Implementation details

  1. The objective function $F(\theta)$ that policies perform SGA over is of the form $$ F(\theta) = \mathbb{E}_{\tau_1, \tau_2 \sim \mathbb{P}_{\pi_{t-1}} \otimes \mathbb{P}_b} \left[\hat R(\tau_1, \tau_2)\right] $$ where $\hat R (\tau_1, \tau_2)$ is the surrogate reward defined as $$ \hat R (\tau_1, \tau_2) = \sum_i \frac{\pi_{\theta}(a_i|s_i)}{\pi_{t-1}(a_i|s_i)}A^{\pi_{t-1}} (s_i, a_i) - \beta\widehat{\mathrm{WD}}_\gamma (\mathbb{P}_{\pi_\theta}^{\Phi}, \mathbb{P}_b^\Phi). $$ The first summation term is the regular advantage weighted by importance sampling ratios that is used in regular policy optimization algorithms. The second term, involving Wasserstein distance is what encourages behaviors similar to $b$. Using the estimates of WD we can write $$ F(\theta) \approx \mathbb {E}_{\tau \sim \mathbb{P}_{\pi_\theta}}\left[\mathcal{R}(\tau) - \beta \lambda_{\pi_\theta}^*(\Phi(\tau))\right] + \beta \mathbb{E}_{\tau \sim \mathbb{P}_b} \left[\lambda_b^*(\Phi(\tau))\right]. $$ Consequently, $$ \nabla_\theta F(\theta) \approx \nabla_\theta \mathbb{E}_{\tau\sim \mathbb{P}_{\pi_\theta}}[\mathcal{R}(\tau)] - \beta \nabla_\theta\mathbb{E}_{\tau\sim \mathbb{P}_{\pi_\theta}}[\lambda_{\pi_\theta}^*(\Phi(\tau))] $$ The first term is the regular policy gradient and the second term can be considered as a constant reward that is added to each trajectory based on its similarity to the the behavior of $\pi_\theta$ and its dissimilarity to the behavior of $b$.

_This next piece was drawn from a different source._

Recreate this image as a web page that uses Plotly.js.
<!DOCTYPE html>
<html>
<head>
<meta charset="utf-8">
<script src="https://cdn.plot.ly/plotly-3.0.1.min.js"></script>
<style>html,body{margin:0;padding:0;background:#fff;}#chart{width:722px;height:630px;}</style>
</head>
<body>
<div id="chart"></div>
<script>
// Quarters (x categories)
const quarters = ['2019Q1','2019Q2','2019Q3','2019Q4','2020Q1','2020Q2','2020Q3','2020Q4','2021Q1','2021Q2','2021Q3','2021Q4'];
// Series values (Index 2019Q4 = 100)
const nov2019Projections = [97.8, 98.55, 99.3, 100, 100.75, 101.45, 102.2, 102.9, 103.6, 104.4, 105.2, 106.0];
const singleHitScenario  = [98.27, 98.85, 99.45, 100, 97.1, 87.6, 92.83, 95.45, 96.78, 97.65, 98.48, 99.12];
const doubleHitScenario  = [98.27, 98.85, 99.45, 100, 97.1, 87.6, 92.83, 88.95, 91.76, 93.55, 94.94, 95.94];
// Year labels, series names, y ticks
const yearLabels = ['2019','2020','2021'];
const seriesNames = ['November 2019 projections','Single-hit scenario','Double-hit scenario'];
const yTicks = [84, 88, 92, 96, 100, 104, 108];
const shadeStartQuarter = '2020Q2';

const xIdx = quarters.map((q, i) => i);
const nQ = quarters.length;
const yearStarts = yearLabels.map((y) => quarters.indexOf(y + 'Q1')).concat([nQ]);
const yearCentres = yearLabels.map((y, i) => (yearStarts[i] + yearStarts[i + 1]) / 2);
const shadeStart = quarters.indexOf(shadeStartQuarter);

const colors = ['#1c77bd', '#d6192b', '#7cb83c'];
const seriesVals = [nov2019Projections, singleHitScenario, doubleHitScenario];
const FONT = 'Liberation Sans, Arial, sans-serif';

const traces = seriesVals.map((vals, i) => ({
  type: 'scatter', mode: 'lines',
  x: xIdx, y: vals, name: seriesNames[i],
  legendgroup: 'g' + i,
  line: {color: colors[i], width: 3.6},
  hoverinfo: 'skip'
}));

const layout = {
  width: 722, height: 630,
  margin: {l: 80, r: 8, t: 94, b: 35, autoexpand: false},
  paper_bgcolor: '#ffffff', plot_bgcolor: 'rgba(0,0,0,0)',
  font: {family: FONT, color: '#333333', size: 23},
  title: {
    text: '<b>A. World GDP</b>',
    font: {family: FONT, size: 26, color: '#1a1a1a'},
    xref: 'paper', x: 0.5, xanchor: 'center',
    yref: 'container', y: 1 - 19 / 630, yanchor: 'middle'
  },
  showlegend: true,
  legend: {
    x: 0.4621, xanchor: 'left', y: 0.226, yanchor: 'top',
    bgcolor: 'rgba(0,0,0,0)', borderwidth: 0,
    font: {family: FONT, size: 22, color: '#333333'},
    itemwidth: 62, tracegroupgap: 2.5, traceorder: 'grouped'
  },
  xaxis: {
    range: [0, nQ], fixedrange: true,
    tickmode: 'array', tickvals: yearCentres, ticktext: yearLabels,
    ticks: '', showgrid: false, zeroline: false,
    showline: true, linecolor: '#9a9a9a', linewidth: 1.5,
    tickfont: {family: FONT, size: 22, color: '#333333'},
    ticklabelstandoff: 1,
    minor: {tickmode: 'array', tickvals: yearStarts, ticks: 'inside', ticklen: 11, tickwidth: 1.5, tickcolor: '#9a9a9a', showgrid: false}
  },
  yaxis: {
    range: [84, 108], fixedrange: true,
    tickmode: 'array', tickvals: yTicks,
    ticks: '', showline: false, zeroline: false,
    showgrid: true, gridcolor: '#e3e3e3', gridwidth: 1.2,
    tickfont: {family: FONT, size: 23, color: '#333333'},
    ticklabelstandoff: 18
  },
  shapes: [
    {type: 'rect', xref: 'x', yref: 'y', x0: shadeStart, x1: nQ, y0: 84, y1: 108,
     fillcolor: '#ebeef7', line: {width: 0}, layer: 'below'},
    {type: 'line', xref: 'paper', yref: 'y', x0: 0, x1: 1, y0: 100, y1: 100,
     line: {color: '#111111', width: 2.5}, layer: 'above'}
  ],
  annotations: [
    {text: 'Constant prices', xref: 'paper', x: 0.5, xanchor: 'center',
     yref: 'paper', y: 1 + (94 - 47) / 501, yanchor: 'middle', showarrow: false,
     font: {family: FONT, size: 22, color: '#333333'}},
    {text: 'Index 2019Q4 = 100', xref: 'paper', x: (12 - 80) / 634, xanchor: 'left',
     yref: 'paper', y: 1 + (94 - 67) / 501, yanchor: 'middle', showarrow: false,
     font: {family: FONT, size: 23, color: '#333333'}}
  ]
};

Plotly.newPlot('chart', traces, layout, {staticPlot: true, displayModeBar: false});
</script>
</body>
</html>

    So, to optimize $F$ all we need to do is to add a reward of $-\beta \lambda_{\pi_\theta}^*(\Phi(\tau))$ to each transition in the trajectory $\tau$.

  2. Because the base policy $b$ is fixed, we can append trajectories into its buffer $B_b$ without resetting it.

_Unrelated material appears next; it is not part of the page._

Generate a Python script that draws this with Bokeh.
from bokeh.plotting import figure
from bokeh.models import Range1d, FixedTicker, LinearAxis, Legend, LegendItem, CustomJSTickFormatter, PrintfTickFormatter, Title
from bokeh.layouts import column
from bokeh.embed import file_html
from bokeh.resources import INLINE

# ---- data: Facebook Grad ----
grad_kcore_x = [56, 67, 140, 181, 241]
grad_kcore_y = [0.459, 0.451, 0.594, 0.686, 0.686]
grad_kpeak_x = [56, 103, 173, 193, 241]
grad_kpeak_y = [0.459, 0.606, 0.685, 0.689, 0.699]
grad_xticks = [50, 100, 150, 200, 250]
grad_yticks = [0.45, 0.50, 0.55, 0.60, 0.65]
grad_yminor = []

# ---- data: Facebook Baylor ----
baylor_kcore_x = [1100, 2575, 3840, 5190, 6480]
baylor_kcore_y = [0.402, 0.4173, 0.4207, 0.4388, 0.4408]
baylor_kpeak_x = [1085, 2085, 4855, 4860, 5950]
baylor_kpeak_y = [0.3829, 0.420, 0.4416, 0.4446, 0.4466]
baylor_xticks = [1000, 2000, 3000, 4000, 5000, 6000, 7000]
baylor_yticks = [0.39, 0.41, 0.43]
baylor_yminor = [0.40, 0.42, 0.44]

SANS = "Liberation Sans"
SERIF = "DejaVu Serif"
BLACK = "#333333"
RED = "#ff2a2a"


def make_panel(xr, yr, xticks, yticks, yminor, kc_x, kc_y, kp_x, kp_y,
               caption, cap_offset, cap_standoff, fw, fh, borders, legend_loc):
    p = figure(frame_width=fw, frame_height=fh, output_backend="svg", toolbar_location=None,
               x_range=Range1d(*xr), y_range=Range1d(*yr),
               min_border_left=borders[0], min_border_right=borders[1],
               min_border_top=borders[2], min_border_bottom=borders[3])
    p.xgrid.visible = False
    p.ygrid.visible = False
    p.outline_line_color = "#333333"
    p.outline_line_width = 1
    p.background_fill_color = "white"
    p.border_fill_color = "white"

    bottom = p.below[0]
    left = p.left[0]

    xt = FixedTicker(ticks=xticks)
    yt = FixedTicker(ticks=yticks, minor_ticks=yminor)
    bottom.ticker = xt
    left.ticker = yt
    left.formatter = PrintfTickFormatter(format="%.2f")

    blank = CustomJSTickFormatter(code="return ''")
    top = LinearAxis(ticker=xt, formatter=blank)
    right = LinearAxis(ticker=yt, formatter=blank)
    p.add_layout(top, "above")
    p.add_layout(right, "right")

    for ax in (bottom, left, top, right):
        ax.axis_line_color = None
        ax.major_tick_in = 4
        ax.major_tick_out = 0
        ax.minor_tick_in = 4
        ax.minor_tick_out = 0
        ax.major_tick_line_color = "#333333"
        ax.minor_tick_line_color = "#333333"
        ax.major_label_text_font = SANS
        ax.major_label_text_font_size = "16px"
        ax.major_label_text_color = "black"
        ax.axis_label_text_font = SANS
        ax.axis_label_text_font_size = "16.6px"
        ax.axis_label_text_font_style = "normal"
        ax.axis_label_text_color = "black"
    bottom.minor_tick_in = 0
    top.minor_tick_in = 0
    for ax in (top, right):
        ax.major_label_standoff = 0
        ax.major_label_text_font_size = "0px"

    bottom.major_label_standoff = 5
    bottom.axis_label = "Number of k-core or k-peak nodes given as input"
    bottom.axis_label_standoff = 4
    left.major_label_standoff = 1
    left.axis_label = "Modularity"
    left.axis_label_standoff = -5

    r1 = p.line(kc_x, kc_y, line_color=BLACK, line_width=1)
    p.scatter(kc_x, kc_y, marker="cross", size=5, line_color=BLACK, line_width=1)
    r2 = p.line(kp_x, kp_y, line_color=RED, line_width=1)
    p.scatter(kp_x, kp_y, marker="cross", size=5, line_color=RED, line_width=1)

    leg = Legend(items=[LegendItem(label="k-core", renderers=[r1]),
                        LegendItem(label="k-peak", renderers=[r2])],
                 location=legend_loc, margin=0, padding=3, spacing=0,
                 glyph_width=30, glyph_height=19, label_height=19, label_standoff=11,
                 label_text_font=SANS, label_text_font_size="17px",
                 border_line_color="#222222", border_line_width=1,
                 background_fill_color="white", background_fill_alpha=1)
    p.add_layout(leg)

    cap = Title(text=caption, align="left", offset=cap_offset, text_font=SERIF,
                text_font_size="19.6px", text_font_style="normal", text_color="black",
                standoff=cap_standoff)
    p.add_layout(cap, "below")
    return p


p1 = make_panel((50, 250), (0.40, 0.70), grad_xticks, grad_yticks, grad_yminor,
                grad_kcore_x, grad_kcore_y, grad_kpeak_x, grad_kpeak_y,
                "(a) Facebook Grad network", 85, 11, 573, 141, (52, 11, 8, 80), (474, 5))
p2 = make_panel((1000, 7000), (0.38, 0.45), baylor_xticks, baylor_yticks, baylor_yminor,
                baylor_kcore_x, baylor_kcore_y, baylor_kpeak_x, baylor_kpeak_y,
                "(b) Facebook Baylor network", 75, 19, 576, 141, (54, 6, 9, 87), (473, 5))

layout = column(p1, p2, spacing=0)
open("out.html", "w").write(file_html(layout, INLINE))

  3. In the third step where we update behavioral test function parameters $\mathbf{p}$, we can start the optimization from the previously found parameters which may help speed up the convergence.

  4. In the paper, the authors suggest that we first optimize the policy ($F$) and then optimize behavioral test functions ($\lambda$), which is strange to me.